5月27日20时,虽已进入夜间,罗湖口岸一如既往人流如织,入境旅客在罗湖桥上的8个健康申报通道川流不息。
在“特别查验区”,一对青年男女略显异样的神情引起了卫生检疫员李婉蓉的警觉。虽然红外机测体温显示正常,但她仍然毫不犹豫地面带笑容示意二人出示健康申明卡和护照,接受核查。两人均申明无发热、咽痛、咳嗽等不适症状。
没有任何体表症状,依规必须放行。但具备医学专业背景的李婉蓉却笃信自己的直觉:这对青年男女表征异于常人。她的脸上再次展露出诚挚的笑靥,引导两人进行初步检疫查验并作医学询查,发现女性患者面色明显潮红,神情倦怠。再对其进行腋下体温复测,女性患者体温为37.4℃,男性患者为36.5℃,仍属于正常范围。
在检疫人员耐心询问下,两个人讲述了他们此前的旅行经历。
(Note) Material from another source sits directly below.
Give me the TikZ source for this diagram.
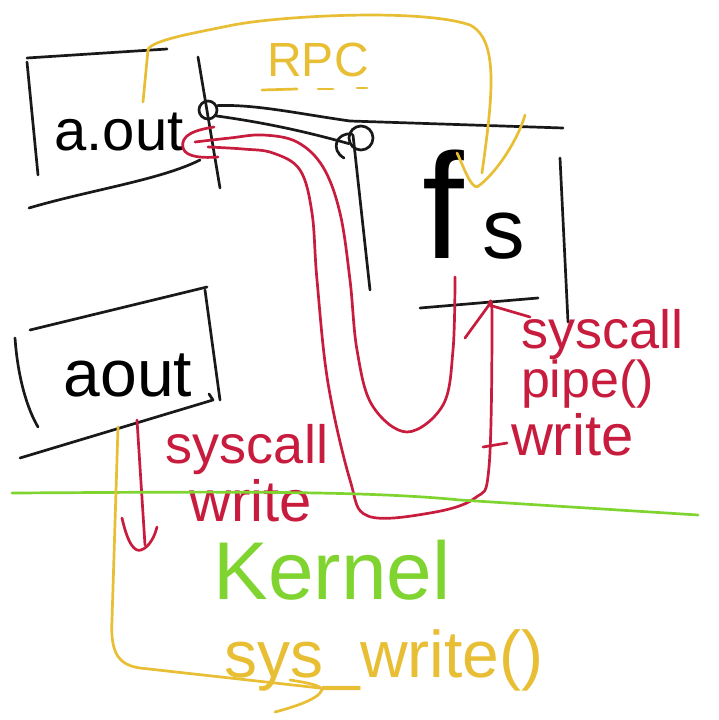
\documentclass[tikz,border=0pt]{standalone}
\usepackage{fontspec}
\setmainfont{Liberation Sans}
\definecolor{pred}{RGB}{200,28,62}
\definecolor{pyel}{RGB}{232,190,52}
\definecolor{pgrn}{RGB}{128,212,48}
\newcommand{\fsz}[1]{\fontsize{#1}{#1}\selectfont}
\begin{document}
\begin{tikzpicture}[x=1pt,y=-1pt,
  pen/.style={line width=2.7pt, line cap=round, line join=round},
  blk/.style={pen, black!90},
  rd/.style={pen, pred},
  yl/.style={pen, pyel},
  gr/.style={pen, pgrn},
  lbl/.style={inner sep=0pt, outer sep=0pt},
  ring/.style={blk, draw, circle, inner sep=0pt}]
\useasboundingbox (0,0) rectangle (718,720);
\fill[white] (0,0) rectangle (718,720);

% ---------- upper a.out box ----------
\draw[blk] (27,58) -- (167,49);
\draw[blk] (27,62) -- (38,175);
\draw[blk] (29,208) .. controls (90,190) and (160,180) .. (200,160);
\draw[blk] (198,57) -- (220,188);
\node[lbl, text=black] (aout1) at (119,132) {\fsz{58}a.out};
\node[ring, minimum size=18pt] (c1) at (208,110) {};

% ---------- fs box ----------
\node[ring, minimum size=24pt] (c2) at (361,138) {};
\coordinate (fsTL) at (350,121);
\coordinate (fsTR) at (563,128);
\draw[blk] (c1.25) .. controls (255,104) and (300,114) .. (fsTL) -- (fsTR);
\draw[blk] (c1.-35) .. controls (260,122) and (300,130) .. (c2.205);
\draw[blk] (344,158) .. controls (330,150) and (336,132) .. (352,134);
\draw[blk] (353,135) -- (370,290);
\draw[blk] (560,158) -- (568,322);
\draw[blk] (420,308) -- (538,298);
\node[lbl, text=black] (fs) at (474,205) {\fsz{150}f\hspace{18pt}\fsz{85}s};

% ---------- lower a.out box ----------
\draw[blk] (30,330) -- (207,287);
\draw[blk] (15,338) .. controls (18,380) and (28,410) .. (38,427);
\draw[blk] (205,290) -- (220,400);
\draw[blk] (20,458) -- (213,400) -- (209,394);
\node[lbl, text=black] (aout2) at (128,375) {\fsz{66}aout};

% ---------- yellow: RPC ----------
\coordinate (rpcA) at (143,102);
\coordinate (rpcB) at (482,173);
\draw[yl] (rpcA) -- (148,50) .. controls (150,40) and (200,32) .. (233,25)
  .. controls (280,16) and (420,8) .. (470,25)
  .. controls (500,40) and (492,100) .. (rpcB);
\draw[yl] (457,153) .. controls (465,170) and (470,186) .. (477,187)
  .. controls (495,175) and (518,140) .. (525,115);
\node[lbl, text=pyel] (rpc) at (318,60) {\fsz{48}RPC};
\draw[yl] (262,90) -- (297,89);
\draw[yl] (318,89) -- (333,89);
\draw[yl] (357,88) -- (367,88);

% ---------- red paths ----------
\coordinate (ra0) at (195,142);
\coordinate (ra1) at (455,277);
\draw[rd] plot[smooth, tension=0.6] coordinates {(ra0) (230,138) (263,135) (297,142) (323,167) (340,213) (350,280) (357,350) (372,405) (407,432) (443,405) (453,350) (ra1)};
\coordinate (rb0) at (208,147);
\coordinate (rb1) at (489,305);
\draw[rd] plot[smooth, tension=0.6] coordinates {(rb0) (243,149) (273,153) (300,170) (312,213) (317,280) (328,383) (350,480) (368,516) (430,513) (475,498) (489,467) (492,317) (rb1)};
\draw[rd] (214,127) .. controls (195,130) and (180,135) .. (183,148)
  .. controls (186,158) and (205,158) .. (218,157);
\draw[rd] (465,338) -- (rb1) -- (530,317);
\draw[rd] (483,447) -- (507,443);

\node[lbl, anchor=west, text=pred] (sysR) at (521,335) {\fsz{54}syscall};
\node[lbl, anchor=west, text=pred] (pipeR) at (521,384) {\fsz{52}pipe()};
\node[lbl, anchor=west, text=pred] (writeR) at (511,435) {\fsz{58}write};

% left red arrow
\coordinate (rl0) at (137,420);
\coordinate (rl1) at (145,545);
\draw[rd] (rl0) -- (rl1);
\draw[rd] (122,518) .. controls (128,545) and (135,552) .. (141,550)
  .. controls (150,547) and (155,535) .. (157,527);
\node[lbl, text=pred] (sysL) at (247,450) {\fsz{54}syscall};
\node[lbl, text=pred] (writeL) at (251,501) {\fsz{58}write};

% ---------- green kernel line ----------
\coordinate (g0) at (12,493);
\coordinate (g1) at (698,515);
\draw[gr] (g0) .. controls (200,492) and (360,490) .. (460,500) -- (g1);
\node[lbl, text=pgrn] (kern) at (332,570) {\fsz{82}Kernel};

% ---------- yellow sys_write ----------
\coordinate (yw0) at (118,427);
\coordinate (yw1) at (320,688);
\draw[yl] (yw0) -- (112,620) .. controls (110,655) and (120,665) .. (140,668)
  -- (yw1);
\draw[yl] (290,680) .. controls (310,683) and (322,686) .. (322,690)
  .. controls (318,700) and (290,708) .. (275,712);
\node[lbl, text=pyel] (sysw) at (384,660) {\fsz{66}sys\_write()};
\end{tikzpicture}
\end{document}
原来,男青年22岁,女青年21岁,两人系兄妹关系,均为美籍华人,来华探亲和旅游。两人于5月19日自美国新泽西飞抵香港机场。当天经皇岗口岸首次入境时,红外体温检测未发现体温异常。检疫人员收验二人的入境健康申明卡,均申报过去一周曾去过纽约、台北和香港等地,但并未与流感患者密切接触。尽管如此,谨慎的检疫人员还是发放了《健康告知书》,特别叮嘱他们入境后如有流感症状或其他不适情状,及时就诊并向医生说明旅行史。从5月19日至26日,两人入境后一直居住在东莞亲戚家。27日上午,两人经罗湖口岸前往香港旅游,晚上从罗湖口岸再度入境欲返回东莞。
知晓这段旅行经历后,检疫人员更加不敢大意,随即将两人引导至负压隔离室做进一步的流行病学调查和医学排查。在留验调查过程中,再次复测体温。结果女青年的体温升至38.6℃,男青年的体温升至37.6℃,呈现明显的发热症状;进一步仔细观测还发现,两人均有咽部充血症状。
初步判断,两人有甲型H1N1流感嫌疑,决定将其双双转交地方卫生部门进行隔离诊治。
“在行色匆匆的茫茫人海中,要想发现流感患者,无异于大海捞针。”郭仁震领着记者穿行在人海中,来到罗湖桥头的8条检疫通道前:“在这里别说执行特殊旅检任务,就是站上一个小时都会胸闷气短。”
眼中布满血丝、嗓音嘶哑的郭仁震手指身旁忙碌着的20多位检疫官,满含爱怜与深情:“我们的同志每天都要在这种异常恶劣的环境中超负荷检疫8个小时甚至更长时间。无论是审验收集整理健康申明卡,还是观察记录红外测温仪数据,一天下来就要检疫数十万人次。”
人是需要精神的。5月初,罗湖局曾紧急面向社会高薪招募100名临时卫生检疫员。“还没培训完就跑了一半,上岗不到一天又跑掉一半,真正留下来的所剩无几。”郭仁震无奈苦笑。
“曾有记者采访时问我:这样下去你们能硬撑多久?我的回答是,只要疫情警报一天不解除,需要我们撑多久我们就撑多久!”扎根深圳口岸检疫18载的郭仁震,尽显山东汉子特有的豪气:“你知道防控战役打响以来我们口岸最时髦的三个流行词吗?‘熊猫眼、复读机、晾衣杆’——这就是新一代检疫官的风采:既有忠诚报国的高智商,又不失开朗达观的高情商!”
5月29日,卫生部发布通报:经深圳市疾控中心的样本检测和广东省专家组会诊,经罗湖出入境检验检疫局在口岸发现转送的美籍华裔兄妹被确诊为甲型H1N1流感患者。